→ Entries
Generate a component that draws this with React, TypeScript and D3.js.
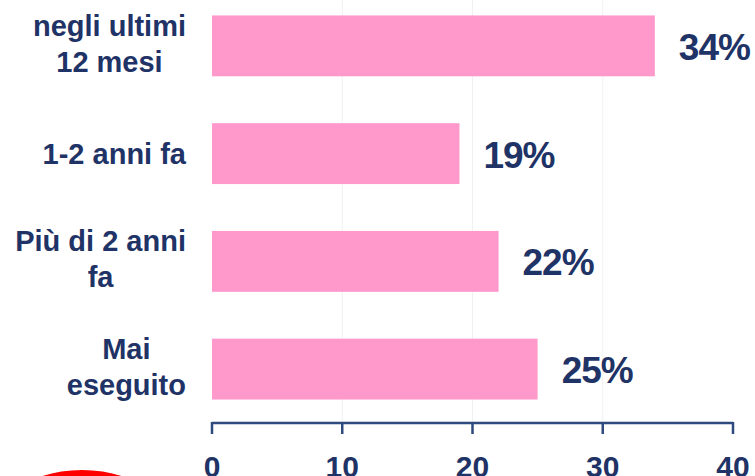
import React, { useEffect, useRef } from "react";
import * as d3 from "d3";

// chart data
const categories = ["negli ultimi 12 mesi", "1-2 anni fa", "Più di 2 anni fa", "Mai eseguito"];
const categoryLines = [["negli ultimi", "12 mesi"], ["1-2 anni fa"], ["Più di 2 anni", "fa"], ["Mai", "eseguito"]];
const values = [34, 19, 22, 25];
const xTicks = [0, 10, 20, 30, 40];

const W = 755;
const H = 476;
const NAVY = "#1F3366";
const PINK = "#FF99CC";
const FONT = "'Liberation Sans', Arial, sans-serif";

const App = () => {
  const ref = useRef<SVGSVGElement>(null);

  useEffect(() => {
    const svg = d3.select(ref.current);
    svg.selectAll("*").remove();

    const x = d3.scaleLinear().domain([0, 40]).range([212, 733]);
    const y = d3
      .scaleBand<string>()
      .domain(categories)
      .range([-8, 423])
      .paddingInner(0.435)
      .paddingOuter(0.2175);

    // faint gridlines
    svg
      .selectAll(".grid")
      .data(xTicks.slice(1, -1))
      .enter()
      .append("line")
      .attr("x1", (d) => x(d))
      .attr("x2", (d) => x(d))
      .attr("y1", 0)
      .attr("y2", 423)
      .attr("stroke", "#F1F1F1")
      .attr("stroke-width", 1);

    // bars
    svg
      .selectAll(".bar")
      .data(values)
      .enter()
      .append("rect")
      .attr("class", "bar")
      .attr("x", x(0))
      .attr("y", (d, i) => y(categories[i])!)
      .attr("width", (d) => x(d) - x(0))
      .attr("height", y.bandwidth())
      .attr("fill", PINK);

    // value labels
    svg
      .selectAll(".val")
      .data(values)
      .enter()
      .append("text")
      .attr("x", (d) => x(d) + 24)
      .attr("y", (d, i) => y(categories[i])! + y.bandwidth() / 2 + 14)
      .attr("font-family", FONT)
      .attr("font-weight", "bold")
      .attr("font-size", 37)
      .attr("letter-spacing", -1)
      .attr("fill", NAVY)
      .text((d) => `${d}%`);

    // category labels: lines centred within a right-aligned block
    const rightEdge = 186;
    categoryLines.forEach((lines, i) => {
      const cy = y(categories[i])! + y.bandwidth() / 2;
      const lh = 36;
      const first = lines.length === 1 ? cy + 10 : cy - 10;
      const texts = lines.map((ln, j) =>
        svg
          .append("text")
          .attr("y", first + j * lh)
          .attr("font-family", FONT)
          .attr("font-weight", "bold")
          .attr("font-size", 29)
          .attr("text-anchor", "middle")
          .attr("fill", NAVY)
          .text(ln)
      );
      const maxW = d3.max(texts, (t) => (t.node() as SVGTextElement).getComputedTextLength()) || 0;
      texts.forEach((t) => t.attr("x", rightEdge - maxW / 2));
    });

    // axis
    const axis = svg.append("g");
    axis
      .append("line")
      .attr("x1", x(0))
      .attr("x2", x(40))
      .attr("y1", 423)
      .attr("y2", 423)
      .attr("stroke", "#2E4A7E")
      .attr("stroke-width", 2.5);
    axis
      .selectAll(".tick")
      .data(xTicks)
      .enter()
      .append("line")
      .attr("x1", (d) => x(d))
      .attr("x2", (d) => x(d))
      .attr("y1", 422)
      .attr("y2", 434)
      .attr("stroke", "#2E4A7E")
      .attr("stroke-width", 2.5);
    axis
      .selectAll(".tl")
      .data(xTicks)
      .enter()
      .append("text")
      .attr("x", (d) => x(d))
      .attr("y", 477)
      .attr("text-anchor", "middle")
      .attr("font-family", FONT)
      .attr("font-weight", "bold")
      .attr("font-size", 30)
      .attr("fill", NAVY)
      .text((d) => d);

    // red ellipse mark, bottom left
    svg
      .append("ellipse")
      .attr("cx", 82)
      .attr("cy", 530)
      .attr("rx", 85)
      .attr("ry", 56)
      .attr("fill", "none")
      .attr("stroke", "#FF0000")
      .attr("stroke-width", 8);
  }, []);

  return (
    <svg
      ref={ref}
      width={W}
      height={H}
      style={{ position: "absolute", left: 0, top: 0, background: "#fff" }}
    />
  );
};

export default App;
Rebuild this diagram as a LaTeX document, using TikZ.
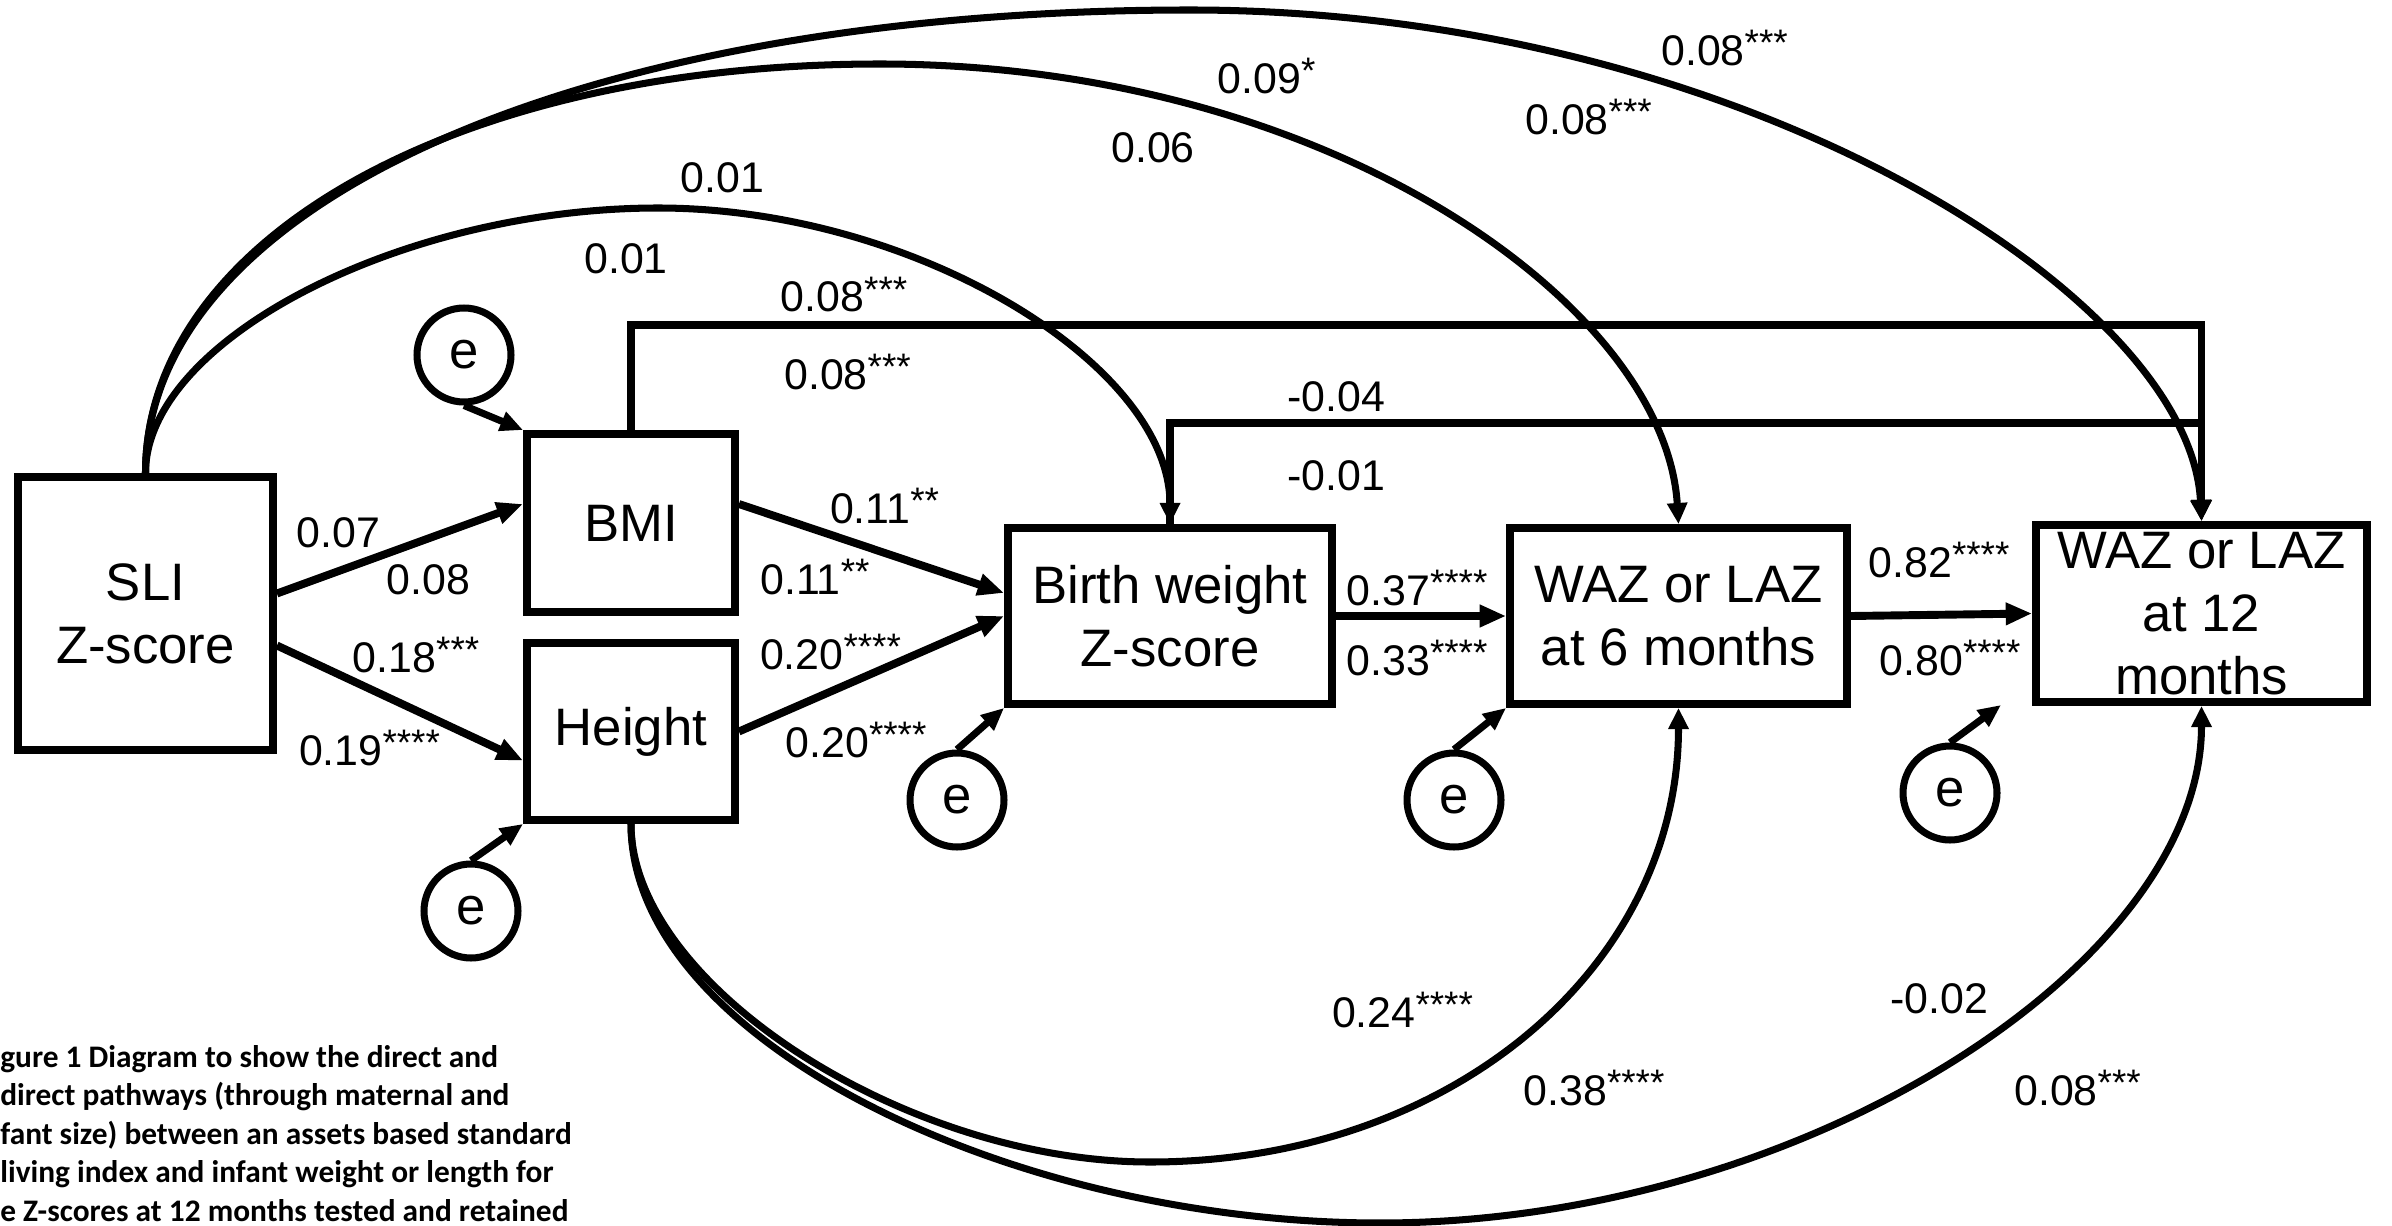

→ Goal of the exercise
Which lines include the word "React"? List them all.

→ Response below
Generate a component that draws this with React, TypeScript and D3.js.
import React, { useEffect, useRef } from "react";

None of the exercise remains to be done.